## start Supplied material
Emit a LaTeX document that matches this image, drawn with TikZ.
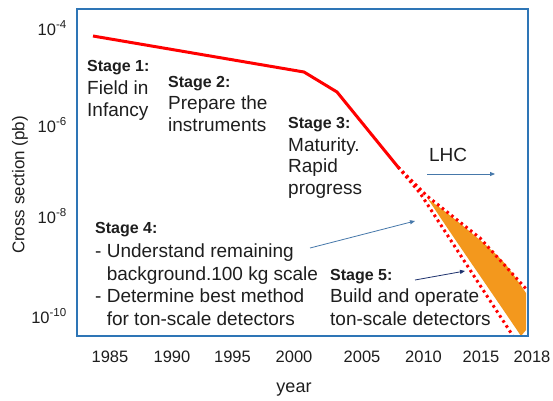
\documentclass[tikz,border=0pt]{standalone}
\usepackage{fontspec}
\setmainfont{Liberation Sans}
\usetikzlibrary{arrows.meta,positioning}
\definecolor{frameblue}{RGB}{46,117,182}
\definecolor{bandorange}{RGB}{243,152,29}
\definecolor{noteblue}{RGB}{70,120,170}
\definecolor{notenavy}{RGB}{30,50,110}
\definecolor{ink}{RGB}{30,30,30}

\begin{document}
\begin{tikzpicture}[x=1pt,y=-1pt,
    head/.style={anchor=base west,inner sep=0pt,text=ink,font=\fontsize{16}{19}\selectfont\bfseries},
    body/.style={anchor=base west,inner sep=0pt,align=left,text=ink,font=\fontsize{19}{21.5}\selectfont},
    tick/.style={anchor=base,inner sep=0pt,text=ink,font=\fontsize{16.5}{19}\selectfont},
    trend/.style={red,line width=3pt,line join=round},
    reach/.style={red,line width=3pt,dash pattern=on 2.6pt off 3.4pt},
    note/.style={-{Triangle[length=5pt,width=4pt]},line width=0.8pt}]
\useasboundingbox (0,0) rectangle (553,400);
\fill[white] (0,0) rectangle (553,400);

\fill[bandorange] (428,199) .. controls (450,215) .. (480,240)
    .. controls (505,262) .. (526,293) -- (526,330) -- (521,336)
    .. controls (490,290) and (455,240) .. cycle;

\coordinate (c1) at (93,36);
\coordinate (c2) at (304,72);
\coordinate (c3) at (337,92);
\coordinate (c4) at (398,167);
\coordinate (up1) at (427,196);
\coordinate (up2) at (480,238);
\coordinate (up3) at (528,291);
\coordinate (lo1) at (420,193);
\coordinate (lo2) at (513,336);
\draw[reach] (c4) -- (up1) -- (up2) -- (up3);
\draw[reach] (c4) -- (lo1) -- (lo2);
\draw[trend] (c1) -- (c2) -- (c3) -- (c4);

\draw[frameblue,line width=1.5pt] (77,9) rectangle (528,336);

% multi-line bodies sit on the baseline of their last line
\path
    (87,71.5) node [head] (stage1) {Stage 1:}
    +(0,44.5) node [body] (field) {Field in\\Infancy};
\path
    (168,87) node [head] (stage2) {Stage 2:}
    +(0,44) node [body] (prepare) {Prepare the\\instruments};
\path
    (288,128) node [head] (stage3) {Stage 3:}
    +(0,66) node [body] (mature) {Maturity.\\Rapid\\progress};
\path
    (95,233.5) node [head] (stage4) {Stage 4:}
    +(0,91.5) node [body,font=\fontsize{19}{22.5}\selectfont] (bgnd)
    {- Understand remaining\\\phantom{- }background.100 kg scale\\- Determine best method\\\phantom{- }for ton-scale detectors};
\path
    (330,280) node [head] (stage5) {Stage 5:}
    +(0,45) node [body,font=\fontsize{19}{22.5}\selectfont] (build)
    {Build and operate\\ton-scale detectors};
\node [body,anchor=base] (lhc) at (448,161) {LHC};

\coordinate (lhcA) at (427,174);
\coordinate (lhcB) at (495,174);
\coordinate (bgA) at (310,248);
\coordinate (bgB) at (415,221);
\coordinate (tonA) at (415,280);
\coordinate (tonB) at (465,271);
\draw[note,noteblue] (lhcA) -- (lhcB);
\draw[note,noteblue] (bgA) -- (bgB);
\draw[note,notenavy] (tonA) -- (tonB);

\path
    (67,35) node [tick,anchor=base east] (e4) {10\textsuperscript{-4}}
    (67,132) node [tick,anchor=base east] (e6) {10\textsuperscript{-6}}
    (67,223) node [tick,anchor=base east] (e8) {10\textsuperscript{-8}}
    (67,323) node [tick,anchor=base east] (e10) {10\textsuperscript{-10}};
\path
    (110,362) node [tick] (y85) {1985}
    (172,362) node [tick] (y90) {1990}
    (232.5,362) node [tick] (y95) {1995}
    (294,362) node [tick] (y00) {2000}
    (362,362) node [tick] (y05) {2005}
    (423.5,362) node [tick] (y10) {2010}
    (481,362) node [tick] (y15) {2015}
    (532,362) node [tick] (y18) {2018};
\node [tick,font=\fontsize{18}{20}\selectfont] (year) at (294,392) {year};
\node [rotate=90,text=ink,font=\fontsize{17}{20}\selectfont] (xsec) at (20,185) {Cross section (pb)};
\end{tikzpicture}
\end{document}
## end Supplied material
§ Description of the task
Transcribe the whole listing exactly. Pictures stay out of your copy.

§ Answer to this problem
Emit a LaTeX document that matches this image, drawn with TikZ.
\documentclass[tikz,border=0pt]{standalone}
\usepackage{fontspec}
\setmainfont{Liberation Sans}
\usetikzlibrary{arrows.meta,positioning}
\definecolor{frameblue}{RGB}{46,117,182}
\definecolor{bandorange}{RGB}{243,152,29}
\definecolor{noteblue}{RGB}{70,120,170}
\definecolor{notenavy}{RGB}{30,50,110}
\definecolor{ink}{RGB}{30,30,30}

\begin{document}
\begin{tikzpicture}[x=1pt,y=-1pt,
    head/.style={anchor=base west,inner sep=0pt,text=ink,font=\fontsize{16}{19}\selectfont\bfseries},
    body/.style={anchor=base west,inner sep=0pt,align=left,text=ink,font=\fontsize{19}{21.5}\selectfont},
    tick/.style={anchor=base,inner sep=0pt,text=ink,font=\fontsize{16.5}{19}\selectfont},
    trend/.style={red,line width=3pt,line join=round},
    reach/.style={red,line width=3pt,dash pattern=on 2.6pt off 3.4pt},
    note/.style={-{Triangle[length=5pt,width=4pt]},line width=0.8pt}]
\useasboundingbox (0,0) rectangle (553,400);
\fill[white] (0,0) rectangle (553,400);

\fill[bandorange] (428,199) .. controls (450,215) .. (480,240)
    .. controls (505,262) .. (526,293) -- (526,330) -- (521,336)
    .. controls (490,290) and (455,240) .. cycle;

\coordinate (c1) at (93,36);
\coordinate (c2) at (304,72);
\coordinate (c3) at (337,92);
\coordinate (c4) at (398,167);
\coordinate (up1) at (427,196);
\coordinate (up2) at (480,238);
\coordinate (up3) at (528,291);
\coordinate (lo1) at (420,193);
\coordinate (lo2) at (513,336);
\draw[reach] (c4) -- (up1) -- (up2) -- (up3);
\draw[reach] (c4) -- (lo1) -- (lo2);
\draw[trend] (c1) -- (c2) -- (c3) -- (c4);

\draw[frameblue,line width=1.5pt] (77,9) rectangle (528,336);

% multi-line bodies sit on the baseline of their last line
\path
    (87,71.5) node [head] (stage1) {Stage 1:}
    +(0,44.5) node [body] (field) {Field in\\Infancy};
\path
    (168,87) node [head] (stage2) {Stage 2:}
    +(0,44) node [body] (prepare) {Prepare the\\instruments};
\path
    (288,128) node [head] (stage3) {Stage 3:}
    +(0,66) node [body] (mature) {Maturity.\\Rapid\\progress};
\path
    (95,233.5) node [head] (stage4) {Stage 4:}
    +(0,91.5) node [body,font=\fontsize{19}{22.5}\selectfont] (bgnd)
    {- Understand remaining\\\phantom{- }background.100 kg scale\\- Determine best method\\\phantom{- }for ton-scale detectors};
\path
    (330,280) node [head] (stage5) {Stage 5:}
    +(0,45) node [body,font=\fontsize{19}{22.5}\selectfont] (build)
    {Build and operate\\ton-scale detectors};
\node [body,anchor=base] (lhc) at (448,161) {LHC};

\coordinate (lhcA) at (427,174);
\coordinate (lhcB) at (495,174);
\coordinate (bgA) at (310,248);
\coordinate (bgB) at (415,221);
\coordinate (tonA) at (415,280);
\coordinate (tonB) at (465,271);
\draw[note,noteblue] (lhcA) -- (lhcB);
\draw[note,noteblue] (bgA) -- (bgB);
\draw[note,notenavy] (tonA) -- (tonB);

\path
    (67,35) node [tick,anchor=base east] (e4) {10\textsuperscript{-4}}
    (67,132) node [tick,anchor=base east] (e6) {10\textsuperscript{-6}}
    (67,223) node [tick,anchor=base east] (e8) {10\textsuperscript{-8}}
    (67,323) node [tick,anchor=base east] (e10) {10\textsuperscript{-10}};
\path
    (110,362) node [tick] (y85) {1985}
    (172,362) node [tick] (y90) {1990}
    (232.5,362) node [tick] (y95) {1995}
    (294,362) node [tick] (y00) {2000}
    (362,362) node [tick] (y05) {2005}
    (423.5,362) node [tick] (y10) {2010}
    (481,362) node [tick] (y15) {2015}
    (532,362) node [tick] (y18) {2018};
\node [tick,font=\fontsize{18}{20}\selectfont] (year) at (294,392) {year};
\node [rotate=90,text=ink,font=\fontsize{17}{20}\selectfont] (xsec) at (20,185) {Cross section (pb)};
\end{tikzpicture}
\end{document}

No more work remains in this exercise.